I mulled that over as I continued with the task at hand. Tighten and loosen. Spin the wheel. Find the unbalanced spot. Tighten and loosen.

It was a simple process, much like biking itself. I don’t race, I don’t throw myself onto a muddy cyclocross race (although my street cred would probably go up if I did) and despite the occasional long weekend ride, most of my biking adventures are on urban streets. But no matter where you are and what bike you’re on, there’s that simple process that verges on meditation. You pedal into a rhythm.

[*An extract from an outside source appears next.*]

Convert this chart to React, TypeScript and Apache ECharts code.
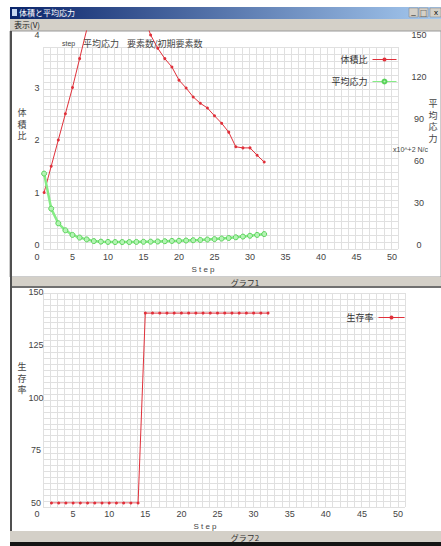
import React, { useEffect, useRef } from "react";
import * as echarts from "echarts";

// ---- data ----
const volSteps = [1, 2, 3, 4, 5, 6, 7, 8, 9, 10, 11, 12, 13, 14, 15, 16, 17, 18, 19, 20, 21, 22, 23, 24, 25, 26, 27, 28, 29, 30, 31, 32];
const volRatio = [1.0, 1.5, 2.0, 2.5, 3.0, 3.55, 4.1, 4.6, 5.0, 5.3, 5.4, 5.3, 5.0, 4.7, 4.4, 4.0, 3.75, 3.55, 3.39, 3.14, 2.99, 2.82, 2.7, 2.61, 2.46, 2.32, 2.15, 1.87, 1.85, 1.85, 1.71, 1.58];
const avgStress = [51, 26, 15.5, 10.5, 7.2, 5.3, 4.0, 2.8, 2.4, 2.2, 2.1, 2.1, 2.1, 2.2, 2.3, 2.4, 2.5, 2.7, 2.9, 3.0, 3.2, 3.4, 3.6, 3.9, 4.2, 4.6, 5.0, 5.5, 6.0, 6.6, 7.2, 7.8];
const survSteps = [2, 3, 4, 5, 6, 7, 8, 9, 10, 11, 12, 13, 14, 15, 16, 17, 18, 19, 20, 21, 22, 23, 24, 25, 26, 27, 28, 29, 30, 31, 32];
const survRate = [50, 50, 50, 50, 50, 50, 50, 50, 50, 50, 50, 50, 50, 140, 140, 140, 140, 140, 140, 140, 140, 140, 140, 140, 140, 140, 140, 140, 140, 140, 140];
const leftTicks = [0, 1, 2, 3, 4];
const rightTicks = [0, 30, 60, 90, 120, 150];

const FONT = "'Noto Sans CJK JP', 'DejaVu Sans', sans-serif";
const NUMFONT = "'Liberation Sans', 'DejaVu Sans', sans-serif";
const LABEL = "#444";
const GRIDC = "#e0e0e0";
const RED = "#e0303a";
const GREEN = "#86ec86";
const GREY = "#d4d0c8";

const decoX = (g: number) => ({
  gridIndex: g, type: "value", min: 0, max: 50, interval: 1,
  axisLine: { show: false }, axisTick: { show: false }, axisLabel: { show: false },
  splitLine: { show: true, lineStyle: { color: GRIDC, width: 1 } },
});
const decoY = (g: number, rows: number) => ({
  gridIndex: g, type: "value", min: 0, max: rows, interval: 1,
  axisLine: { show: false }, axisTick: { show: false }, axisLabel: { show: false },
  splitLine: { show: true, lineStyle: { color: GRIDC, width: 1 } },
});
const numLabel = (o: any) => ({ fontSize: 9, lineHeight: 9, color: LABEL, fontFamily: NUMFONT, ...o });

export default function App() {
  const ref = useRef<HTMLDivElement>(null);
  useEffect(() => {
    if (!ref.current) return;
    const chart = echarts.init(ref.current, undefined, { renderer: "svg" });
    const txt = (x: number, y: number, text: string, o: any = {}) => ({
      type: "text", x, y, z: 50,
      style: { text, fontSize: 9, lineHeight: 10, fontFamily: FONT, fill: LABEL, textVerticalAlign: "middle", ...o },
    });
    const rect = (x: number, y: number, w: number, h: number, fill: any, z = -10, o: any = {}) => ({
      type: "rect", z, shape: { x, y, width: w, height: h }, style: { fill, ...o }, silent: true,
    });
    const option: any = {
      animation: false,
      textStyle: { fontFamily: FONT },
      grid: [
        { left: 43, top: 47, width: 355, height: 202 },
        { left: 37, top: 31, width: 355, height: 214 },
        { left: 43, top: 293, width: 362, height: 214 },
        { left: 37, top: 292, width: 361, height: 211 },
      ],
      xAxis: [
        decoX(0),
        {
          gridIndex: 1, type: "value", min: 0, max: 50, interval: 5,
          axisLine: { show: false }, axisTick: { show: false }, splitLine: { show: false },
          axisLabel: numLabel({ margin: 7 }),
        },
        decoX(2),
        {
          gridIndex: 3, type: "value", min: 0, max: 50, interval: 5,
          axisLine: { show: false }, axisTick: { show: false }, splitLine: { show: false },
          axisLabel: numLabel({ margin: 6 }),
        },
      ],
      yAxis: [
        decoY(0, 29),
        {
          gridIndex: 1, type: "value", min: 0, max: 214 / 52.5, interval: 1,
          axisLine: { show: false }, axisTick: { show: false }, splitLine: { show: false },
          axisLabel: numLabel({ margin: 0, align: "center", customValues: leftTicks }),
        },
        {
          gridIndex: 1, type: "value", position: "right", min: 0, max: 214 / 1.4, interval: 30,
          axisLine: { show: false }, axisTick: { show: false }, splitLine: { show: false },
          axisLabel: numLabel({ margin: 27, align: "center", customValues: rightTicks }),
        },
        decoY(2, 36),
        {
          gridIndex: 3, type: "value", min: 50, max: 150, interval: 25,
          axisLine: { show: false }, axisTick: { show: false }, splitLine: { show: false },
          axisLabel: numLabel({ margin: 1, align: "center" }),
        },
      ],
      legend: [
        {
          data: ["体積比", "平均応力"], orient: "vertical", right: 39, top: 50, align: "right",
          itemWidth: 24, itemHeight: 5, itemGap: 13,
          lineStyle: { width: 1 },
          textStyle: { fontSize: 9, color: "#333", fontFamily: FONT },
        },
        {
          data: ["生存率"], orient: "vertical", right: 31, top: 308, align: "right",
          itemWidth: 26, itemHeight: 5,
          lineStyle: { width: 1 },
          textStyle: { fontSize: 9, color: "#333", fontFamily: FONT },
        },
      ],
      series: [
        {
          name: "体積比", type: "line", xAxisIndex: 1, yAxisIndex: 1, clip: true,
          data: volSteps.map((s, i) => [s, volRatio[i]]),
          color: RED, lineStyle: { width: 1, color: RED },
          symbol: "circle", symbolSize: 3, itemStyle: { color: RED },
        },
        {
          name: "平均応力", type: "line", xAxisIndex: 1, yAxisIndex: 2, clip: true,
          data: volSteps.map((s, i) => [s, avgStress[i]]),
          color: GREEN, lineStyle: { width: 2.5, color: GREEN },
          symbol: "circle", symbolSize: 5, itemStyle: { color: "#b4f4b4", borderColor: "#5ad25a", borderWidth: 1 },
        },
        {
          name: "生存率", type: "line", xAxisIndex: 3, yAxisIndex: 4, clip: true,
          data: survSteps.map((s, i) => [s, survRate[i]]),
          color: RED, lineStyle: { width: 1, color: RED },
          symbol: "circle", symbolSize: 3, itemStyle: { color: RED },
        },
      ],
      graphic: [
        // window chrome
        rect(10, 7, 431, 12, new echarts.graphic.LinearGradient(0, 0, 1, 0, [
          { offset: 0, color: "#0a246a" }, { offset: 1, color: "#a6caf0" },
        ])),
        rect(12, 9, 5, 7, "#c8d8f0", -9),
        txt(19, 12.2, "体積と平均応力", { fill: "#ffffff", fontSize: 8 }),
        rect(409, 8, 9, 9, GREY, -9, { stroke: "#808080", lineWidth: 0.5 }),
        rect(419, 8, 9, 9, GREY, -9, { stroke: "#808080", lineWidth: 0.5 }),
        rect(430, 8, 11, 9, GREY, -9, { stroke: "#808080", lineWidth: 0.5 }),
        txt(413.5, 11.5, "_", { fill: "#000", fontSize: 8, align: "center", fontFamily: NUMFONT }),
        txt(423.5, 12.5, "□", { fill: "#000", fontSize: 7, align: "center" }),
        txt(436, 12.5, "x", { fill: "#000", fontSize: 8, align: "center", fontFamily: NUMFONT }),
        rect(10, 19, 431, 12, GREY),
        txt(14, 24, "表示(V)", { fill: "#222", fontSize: 8, lineHeight: 9 }),
        rect(10, 31, 431, 246, "#ffffff", -10, { stroke: "#9a9a9a", lineWidth: 1 }),
        rect(10, 277, 431, 11, GREY),
        rect(10, 286, 431, 2, "#707070", -9),
        rect(10, 288, 431, 243, "#ffffff"),
        rect(10, 531, 431, 11, GREY),
        rect(10, 542, 431, 4, "#151515", -9),
        rect(10, 31, 2, 500, "#505050", -9),
        txt(245, 282.5, "グラフ1", { align: "center", fontSize: 8, fill: "#333" }),
        txt(245, 537, "グラフ2", { align: "center", fontSize: 8, fill: "#333" }),
        // chart texts
        txt(62, 43, "step", { fontSize: 7, fontFamily: NUMFONT }),
        txt(83, 43, "平均応力", { fontSize: 9 }),
        txt(127, 43, "要素数/初期要素数", { fontSize: 9 }),
        txt(22, 124, "体\n積\n比", { align: "center", lineHeight: 11.5, fontSize: 9 }),
        txt(433, 121, "平\n均\n応\n力", { align: "center", lineHeight: 11.5, fontSize: 9 }),
        txt(393, 149.5, "x10^+2 N/c", { fontSize: 7, lineHeight: 7, fontFamily: NUMFONT }),
        txt(22, 378, "生\n存\n率", { align: "center", lineHeight: 11.5, fontSize: 9 }),
        txt(203, 269, "S t e p", { align: "center", fontSize: 8, fontFamily: NUMFONT }),
        txt(205, 526, "S t e p", { align: "center", fontSize: 8, fontFamily: NUMFONT }),
      ],
    };
    chart.setOption(option);
    return () => chart.dispose();
  }, []);
  return (
    <div style={{ position: "fixed", left: 0, top: 0, width: 441, height: 546, background: "#ffffff" }}>
      <div ref={ref} style={{ width: 441, height: 546 }} />
    </div>
  );
}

As you move forward you take part in an urban dance that flows between cars, pedestrians and cyclists; a dance, that when it goes smoothly and uninterrupted is a beautiful thing.

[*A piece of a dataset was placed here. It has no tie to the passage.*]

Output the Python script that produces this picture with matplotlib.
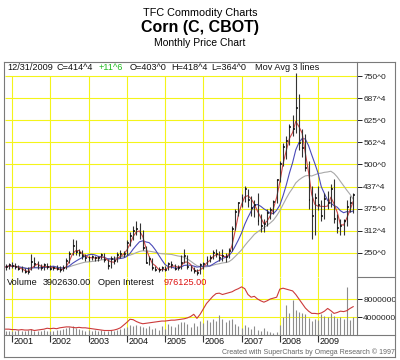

Forget the whole “love the environment, ditch your car argument,” in its purest form biking is beautiful. Exhilarating. Simple. Meditation. Put more people on bikes and we’d soon find ourselves in a calmer, more collaborative world. Because biking allows you the time to slow down, think and find that balance. Something that, in our everyday rat race, all of us could use more of.

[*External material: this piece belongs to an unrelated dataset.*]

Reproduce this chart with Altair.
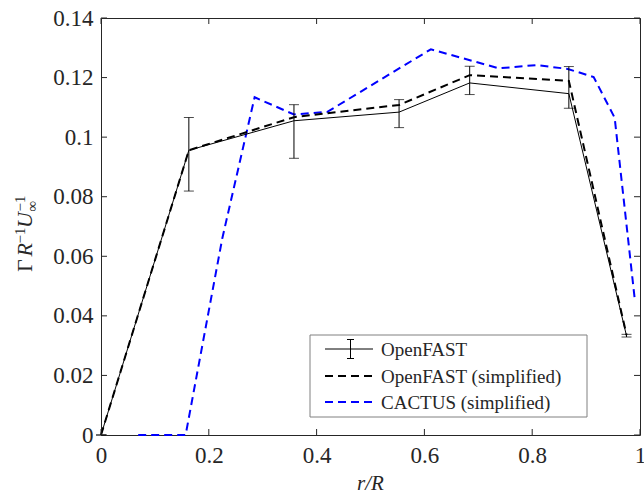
import altair as alt
import pandas as pd

# Full OpenFAST run: radial stations, circulation and its min/max band
r_openfast = [0.0, 0.163, 0.358, 0.553, 0.684, 0.868, 0.975]
gamma_openfast = [0.0, 0.0956, 0.1055, 0.1084, 0.1182, 0.1146, 0.0333]
gamma_openfast_hi = [0.0, 0.1066, 0.1109, 0.1126, 0.1238, 0.1237, 0.0338]
gamma_openfast_lo = [0.0, 0.0819, 0.0929, 0.1032, 0.1143, 0.1097, 0.0329]

# Simplified OpenFAST model, same stations
gamma_openfast_simpl = [0.0, 0.0956, 0.1067, 0.1108, 0.1208, 0.1189, 0.0336]

# Simplified CACTUS model
r_cactus = [0.069, 0.157, 0.225, 0.285, 0.358, 0.42, 0.612, 0.738, 0.808,
            0.866, 0.914, 0.953, 0.99]
gamma_cactus = [0.0, 0.0, 0.066, 0.1134, 0.1076, 0.1085, 0.1295, 0.1231,
                0.1242, 0.1229, 0.1202, 0.1065, 0.046]

x_ticks = [0.0, 0.2, 0.4, 0.6, 0.8, 1.0]
y_ticks = [0.0, 0.02, 0.04, 0.06, 0.08, 0.10, 0.12, 0.14]

legend_labels = ["OpenFAST", "OpenFAST (simplified)", "CACTUS (simplified)"]

W, H = 539, 417
FONT = "Liberation Serif"
INK = "#262626"

openfast = pd.DataFrame({"r": r_openfast, "g": gamma_openfast,
                         "lo": gamma_openfast_lo, "hi": gamma_openfast_hi})
simplified = pd.DataFrame({"r": r_openfast, "g": gamma_openfast_simpl})
cactus = pd.DataFrame({"r": r_cactus, "g": gamma_cactus})

xs = alt.Scale(domain=[0, 1], nice=False, zero=False)
ys = alt.Scale(domain=[0, 0.14], nice=False, zero=False)
fmt = "format(datum.value, '~g')"
x_axis = alt.Axis(values=x_ticks, labelExpr=fmt, title=None, grid=False,
                  ticks=False, domain=False, labelFlush=False, labelPadding=9,
                  labelFont=FONT, labelFontSize=23, labelColor=INK)
y_axis = alt.Axis(values=y_ticks, labelExpr=fmt, title=None, grid=False,
                  ticks=False, domain=False, labelFlush=False, labelPadding=8,
                  labelFont=FONT, labelFontSize=23, labelColor=INK)


def X(field):
    return alt.X(f"{field}:Q", scale=xs, axis=x_axis)


def Y(field):
    return alt.Y(f"{field}:Q", scale=ys, axis=y_axis)


one = pd.DataFrame({"k": [0]})

line_of = alt.Chart(openfast).mark_line(color="black", strokeWidth=1).encode(
    x=X("r"), y=Y("g"))
err = alt.Chart(openfast).mark_rule(color="black", strokeWidth=1).encode(
    x=X("r"), y=Y("lo"), y2="hi")
cap_hi = alt.Chart(openfast).mark_tick(
    orient="horizontal", size=10, thickness=1, color="black").encode(
    x=X("r"), y=Y("hi"))
cap_lo = alt.Chart(openfast).mark_tick(
    orient="horizontal", size=10, thickness=1, color="black").encode(
    x=X("r"), y=Y("lo"))
line_simpl = alt.Chart(simplified).mark_line(
    color="black", strokeWidth=2, strokeDash=[8, 5]).encode(x=X("r"), y=Y("g"))
line_cactus = alt.Chart(cactus).mark_line(
    color="#0000ff", strokeWidth=2, strokeDash=[8, 5]).encode(x=X("r"), y=Y("g"))

# Inward-pointing ticks on all four sides of the box
xt = pd.DataFrame({"t": x_ticks})
yt = pd.DataFrame({"t": y_ticks})
TL = 6
ticks = [
    alt.Chart(xt).mark_rule(color=INK, strokeWidth=1).encode(
        x=X("t"), y=alt.value(H), y2=alt.value(H - TL)),
    alt.Chart(xt).mark_rule(color=INK, strokeWidth=1).encode(
        x=X("t"), y=alt.value(0), y2=alt.value(TL)),
    alt.Chart(yt).mark_rule(color=INK, strokeWidth=1).encode(
        y=Y("t"), x=alt.value(0), x2=alt.value(TL)),
    alt.Chart(yt).mark_rule(color=INK, strokeWidth=1).encode(
        y=Y("t"), x=alt.value(W), x2=alt.value(W - TL)),
]

# Legend box
LX0, LX1, LY0, LY1 = 209, 486, 317, 399
rows_y = [331, 358, 384]
sx0, sx1, tx = 224, 272, 280
legend = [
    alt.Chart(one).mark_rect(fill="white", stroke="#808080", strokeWidth=1).encode(
        x=alt.value(LX0), x2=alt.value(LX1), y=alt.value(LY0), y2=alt.value(LY1)),
    alt.Chart(one).mark_rule(color="black", strokeWidth=1).encode(
        x=alt.value(sx0), x2=alt.value(sx1), y=alt.value(rows_y[0])),
    alt.Chart(one).mark_rule(color="black", strokeWidth=1).encode(
        x=alt.value(249.5), y=alt.value(rows_y[0] - 9.5), y2=alt.value(rows_y[0] + 9.5)),
    alt.Chart(one).mark_rule(color="black", strokeWidth=1).encode(
        x=alt.value(246), x2=alt.value(253), y=alt.value(rows_y[0] - 9.5)),
    alt.Chart(one).mark_rule(color="black", strokeWidth=1).encode(
        x=alt.value(246), x2=alt.value(253), y=alt.value(rows_y[0] + 9.5)),
    alt.Chart(one).mark_rule(color="black", strokeWidth=2, strokeDash=[8, 5]).encode(
        x=alt.value(sx0), x2=alt.value(sx1), y=alt.value(rows_y[1])),
    alt.Chart(one).mark_rule(color="#0000ff", strokeWidth=2, strokeDash=[8, 5]).encode(
        x=alt.value(sx0), x2=alt.value(sx1), y=alt.value(rows_y[2])),
]
for label, ry in zip(legend_labels, rows_y):
    legend.append(
        alt.Chart(one).mark_text(
            text=label, font=FONT, fontSize=19, color=INK, align="left",
            baseline="middle").encode(x=alt.value(tx), y=alt.value(ry + 1)))


# Axis titles drawn as text: r/R below, Gamma R^-1 U_inf^-1 rotated at left
def piece(txt, x, y, size, style="normal", angle=270, align="left"):
    return alt.Chart(one).mark_text(
        text=txt, font=FONT, fontSize=size, fontStyle=style, color=INK,
        angle=angle, align=align, baseline="alphabetic").encode(
        x=alt.value(x), y=alt.value(y))


titles = [
    piece("r/R", W / 2, H + 55, 21, "italic", angle=0, align="center"),
    piece("Γ", -69, 254, 22),
    piece("R", -69, 238.5, 22, "italic"),
    piece("−1", -76, 225.5, 15),
    piece("U", -69, 210, 22, "italic"),
    piece("∞", -64, 193.5, 15),
    piece("−1", -76, 193.5, 15),
]

chart = alt.layer(
    line_cactus, line_simpl, line_of, err, cap_hi, cap_lo, *ticks, *legend, *titles
).properties(
    width=W, height=H,
    autosize=alt.AutoSizeParams(type="none"),
    padding={"left": 101, "top": 18, "right": 4, "bottom": 59},
    background="white",
).configure_view(
    stroke=INK, strokeWidth=1
)

chart.save("out.html", embed_options={"renderer": "svg", "actions": False})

I don’t think I’m about to ditch my day job and work towards becoming a bike mechanic, but I do have a new appreciation for the functional and simple aesthetic that can only come from a bike and its components. “Why are bikes so awesome?” Emily asked me the other day, not because she didn’t have an answer, but because we like to ponder this sort of thing.

“Because they only do what they need to do, no more, no less,” I answered. Bikes are after all, works of art, even the dingy ones.

That black Peugeot is now a full on single speed, sporting a red chain and red rims. I’ve debated taking the fenders off, but that only makes me feel vain. The wheels have even gotten hit on. My friends make hipster jokes, but I could spend all day on it and be happy. Pedaling, thinking, moving and taking part in that urban dance that makes me love an afternoon out on two wheels.

The moral of the story is: you don’t need spandex, you don’t need a fancy carbon fiber frame, and you don’t don’t need to be a gear head, you just need to have a love of pedaling and taking a moment to slow down. That’s how we’re going to change the world, “one revolution at a time,” as Jude says.